Meg Hillier spoke of the large amounts of public money wasted by the academies programme because of lack of government control and slack accounting practices.  

For example, a MAT is not required to produce accounts for the individual schools which it controls: it is only required to produce accounts for the trust as a whole.  The dangerous implications of this are obvious.  The “free school” programme, a subset of the academies programme based upon ideas imported from Sweden, had been particularly wasteful, with sponsoring groups having been allowed to identify and purchase the freehold of (often unsuitable) premises at inflated prices.  

She also spoke of the practice of academies purchasing goods and services from “related parties”, an abuse that had led to cases of corruption.  Both these abuses had now been stopped but not before a great deal of damage had been done.  In some cases financially incontinent academy trusts had been “propped up” with additional public funding because to wind up these trusts had been seen as likely to cause serious political damage.

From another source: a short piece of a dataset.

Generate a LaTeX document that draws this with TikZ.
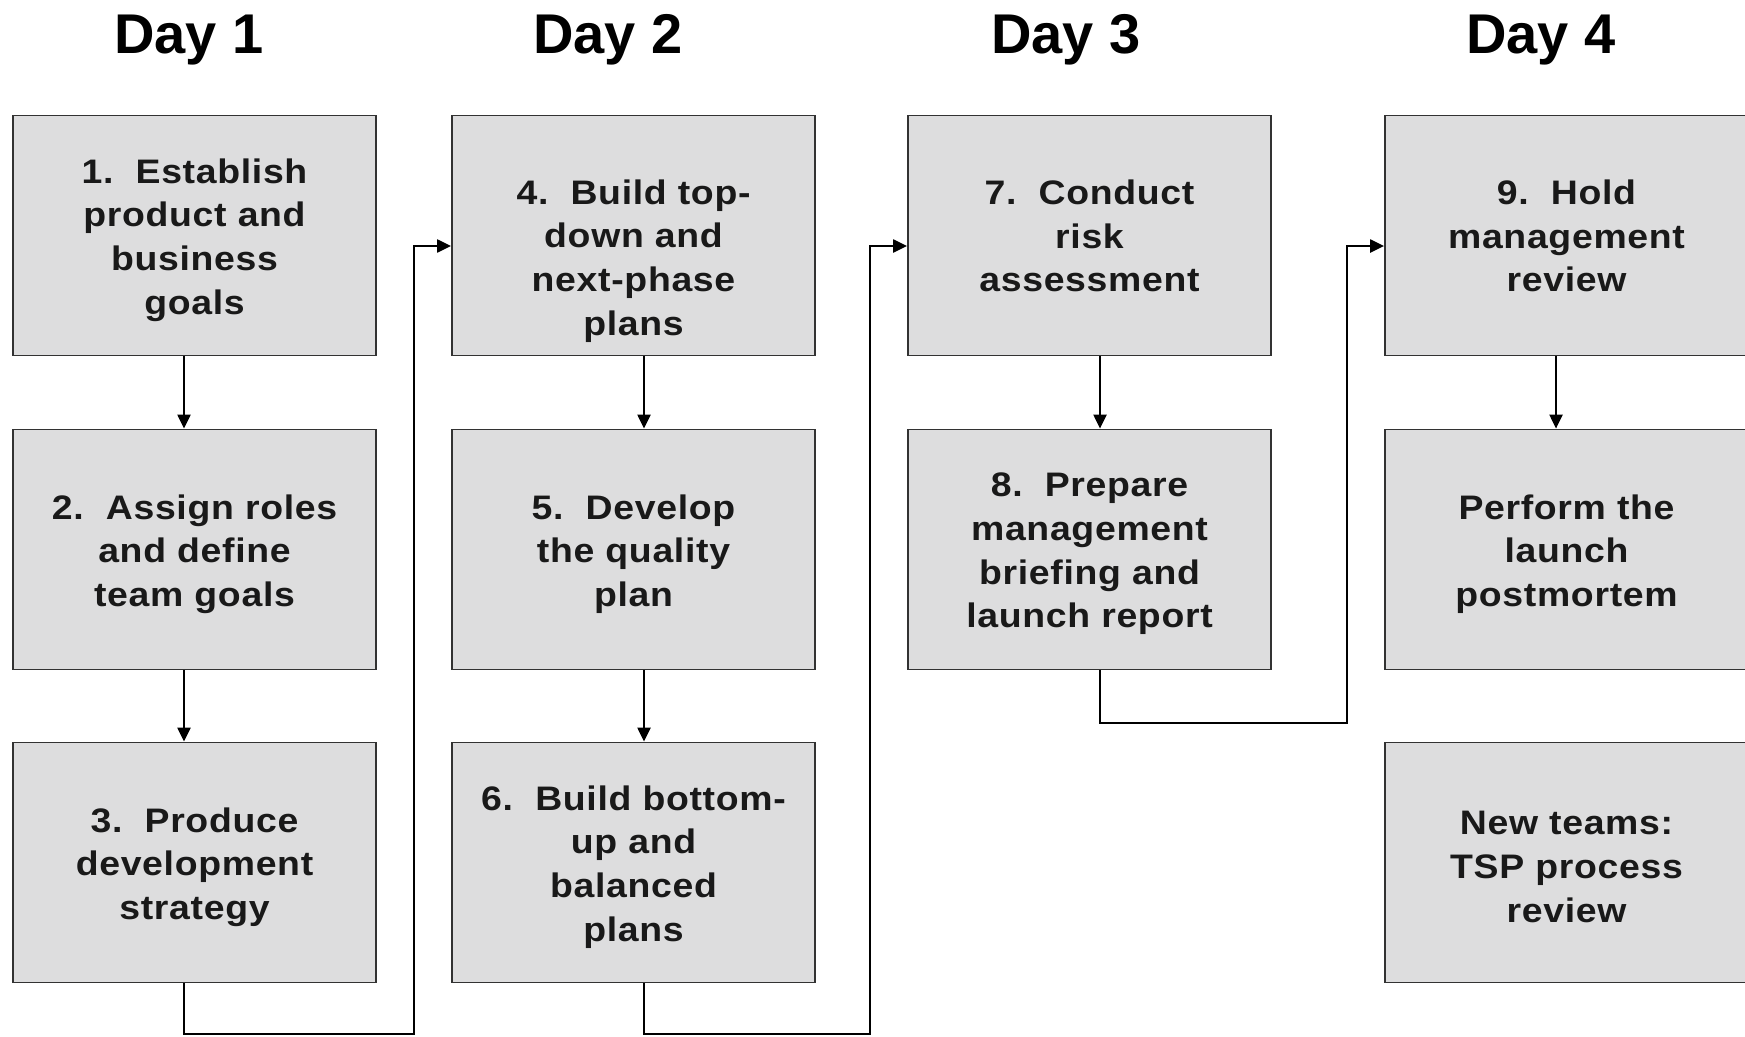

The second webinar, held on March 30th, included presentations by Nigel Gann, a former Headteacher who now writes about education, and two local politicians: Georgia Gould, Leader of Camden Borough Council, and Anntoinette Bramble, Deputy Mayor of Hackney. Nigel Gann argued that government does not see education as a public good but rather as a public utility.  The difference between the two was that, while the concept of “public good” implies that every member of the society has an entitlement to the best education available, that of “utility” implies a set of transactional goals which determine the way in which resources are distributed.

Georgia Gould and Anntoinette Bramble between them gave an account of Local Authority best practice, which was thriving in their respective boroughs through the Camden Learning project and, in Hackney, the Diverse Curriculum  in spite of swingeing cuts to local government funding since 2010.

Other speakers were Louise Regan a national officer of the NEU and John McDonnell MP, both of whom strongly reinforced the argument that the academies programme is not conducive to the public good.

Missing from what were nevertheless very stimulating occasions was a detailed account of how the obvious faults of academy governance actually affect the learning of children.  

Drawing attention to poor governance structures, financial waste and the potential for corruption may not be effective if parents are not also aware of how much better their children's education might be within a better structure.

Also missing was a realistic political strategy for restoring democratic control over our schools.  As John McDonnell pointed out, local government has lost £100bn of direct grant since 2010 and many councils are simply not in a position to revert to the kind of LA structures that existed before that date, even if there were a government with the necessary political will.

Perhaps future webinars might focus on these issues?